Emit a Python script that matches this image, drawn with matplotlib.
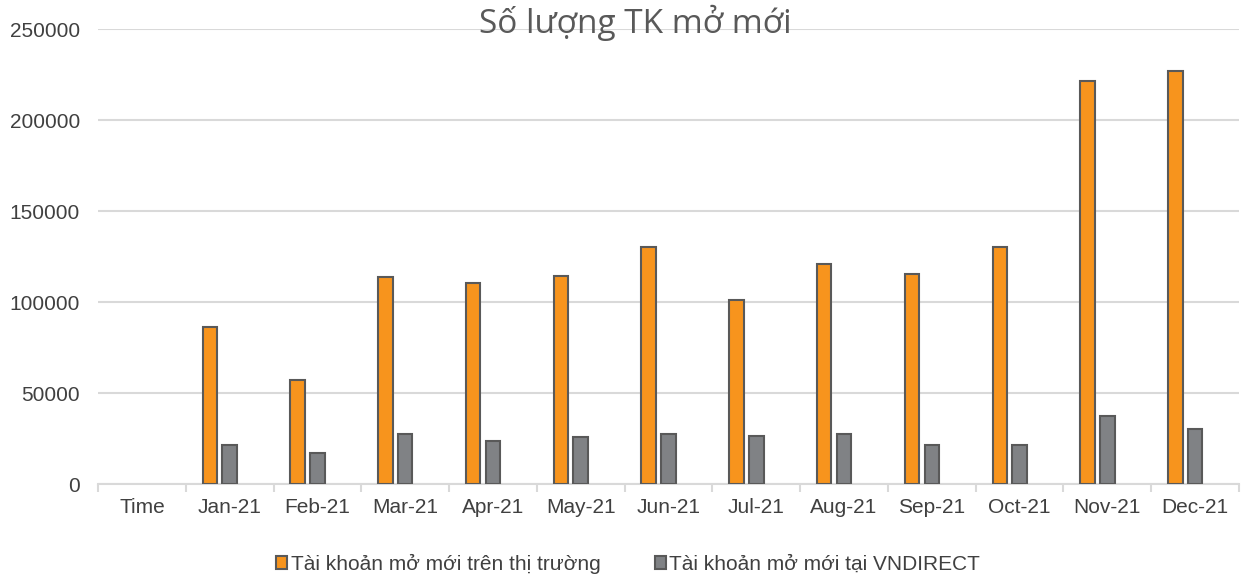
import numpy as np
import matplotlib
matplotlib.use("Agg")
import matplotlib.pyplot as plt
from matplotlib.patches import Patch

# values (accounts opened per month, 2021)
categories = ["Time", "Jan-21", "Feb-21", "Mar-21", "Apr-21", "May-21", "Jun-21",
              "Jul-21", "Aug-21", "Sep-21", "Oct-21", "Nov-21", "Dec-21"]
market = [np.nan, 86500, 57200, 114000, 110700, 114400, 130500,
          101200, 121000, 115300, 130500, 221600, 227300]
vndirect = [np.nan, 21400, 16900, 27300, 23600, 25700, 27300,
            26600, 27300, 21400, 21400, 37400, 30000]
series_names = ["Tài khoản mở mới trên thị trường", "Tài khoản mở mới tại VNDIRECT"]
yticks = [0, 50000, 100000, 150000, 200000, 250000]

ORANGE, GREY, EDGE = "#F7941D", "#808285", "#595959"
TXT, TITLE, GRID = "#404040", "#595959", "#D9D9D9"
plt.rcParams['font.family'] = ['Liberation Sans', 'DejaVu Sans']

fig = plt.figure(figsize=(12.43, 5.79), dpi=100)
ax = fig.add_axes([98 / 1243, 1 - 484 / 579, 1141 / 1243, (484 - 29.3) / 579])

x = np.arange(len(categories))
w = 0.165
ax.bar(x - 0.2256, market, w, color=ORANGE, edgecolor=EDGE, linewidth=1.5, zorder=3)
ax.bar(x, vndirect, w, color=GREY, edgecolor=EDGE, linewidth=1.5, zorder=3)

ax.set_xlim(-0.5, len(categories) - 0.5)
ax.set_ylim(0, 250000)
ax.set_yticks(yticks)
ax.set_yticklabels([str(v) for v in yticks])
ax.grid(axis="y", color=GRID, linewidth=1.5, zorder=0)
ax.set_axisbelow(True)

# category boundaries as ticks, labels at centers
ax.set_xticks(np.arange(-0.5, len(categories), 1))
ax.set_xticklabels([])
ax.set_xticks(x, minor=True)
ax.set_xticklabels(categories, minor=True)
ax.tick_params(axis="x", which="major", length=6, color=GRID, width=1.5)
ax.tick_params(axis="x", which="minor", length=0, pad=10, labelsize=15, labelcolor=TXT)
ax.tick_params(axis="y", length=0, pad=13, labelsize=15, labelcolor=TXT)

for sp in ["top", "right", "left"]:
    ax.spines[sp].set_visible(False)
ax.spines["bottom"].set_color(GRID)
ax.spines["bottom"].set_linewidth(1.5)

fig.text(0.511, 1 - 33 / 579, "Số lượng TK mở mới", ha="center", va="baseline",
         fontsize=24, color=TITLE, family=["Open Sans", "DejaVu Sans"])

handles = [Patch(facecolor=ORANGE, edgecolor=EDGE, linewidth=1.5),
           Patch(facecolor=GREY, edgecolor=EDGE, linewidth=1.5)]
fig.legend(handles, series_names, loc="center", bbox_to_anchor=(628 / 1243, 1 - 564 / 579),
           ncol=2, frameon=False, fontsize=15, labelcolor=TXT,
           handlelength=0.55, handleheight=0.55, handletextpad=0.15, columnspacing=2.6)

fig.savefig("out.png", dpi=100)
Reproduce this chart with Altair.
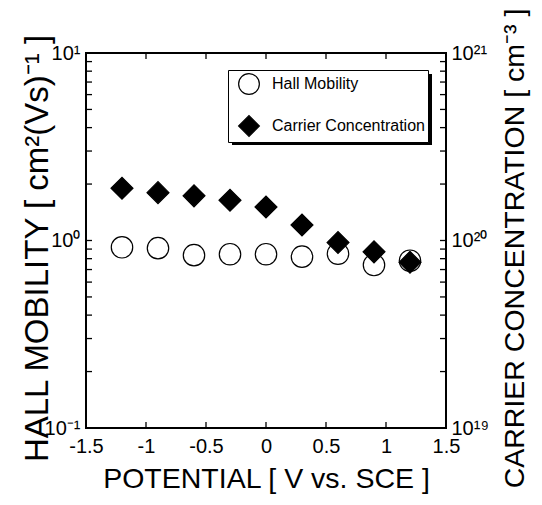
☆ ☆ ☆
▸ **TASK BRIEF**
Only the lines from the top of the data through the line with "ax.set_axisbelow(True)" should be quoted, exactly and with both ends kept; skip the pictures.

▸ **RESPONSE TO THE TASK**
Emit a Python script that matches this image, drawn with matplotlib.
import numpy as np
import matplotlib
matplotlib.use("Agg")
import matplotlib.pyplot as plt
from matplotlib.patches import Patch

# values (accounts opened per month, 2021)
categories = ["Time", "Jan-21", "Feb-21", "Mar-21", "Apr-21", "May-21", "Jun-21",
              "Jul-21", "Aug-21", "Sep-21", "Oct-21", "Nov-21", "Dec-21"]
market = [np.nan, 86500, 57200, 114000, 110700, 114400, 130500,
          101200, 121000, 115300, 130500, 221600, 227300]
vndirect = [np.nan, 21400, 16900, 27300, 23600, 25700, 27300,
            26600, 27300, 21400, 21400, 37400, 30000]
series_names = ["Tài khoản mở mới trên thị trường", "Tài khoản mở mới tại VNDIRECT"]
yticks = [0, 50000, 100000, 150000, 200000, 250000]

ORANGE, GREY, EDGE = "#F7941D", "#808285", "#595959"
TXT, TITLE, GRID = "#404040", "#595959", "#D9D9D9"
plt.rcParams['font.family'] = ['Liberation Sans', 'DejaVu Sans']

fig = plt.figure(figsize=(12.43, 5.79), dpi=100)
ax = fig.add_axes([98 / 1243, 1 - 484 / 579, 1141 / 1243, (484 - 29.3) / 579])

x = np.arange(len(categories))
w = 0.165
ax.bar(x - 0.2256, market, w, color=ORANGE, edgecolor=EDGE, linewidth=1.5, zorder=3)
ax.bar(x, vndirect, w, color=GREY, edgecolor=EDGE, linewidth=1.5, zorder=3)

ax.set_xlim(-0.5, len(categories) - 0.5)
ax.set_ylim(0, 250000)
ax.set_yticks(yticks)
ax.set_yticklabels([str(v) for v in yticks])
ax.grid(axis="y", color=GRID, linewidth=1.5, zorder=0)
ax.set_axisbelow(True)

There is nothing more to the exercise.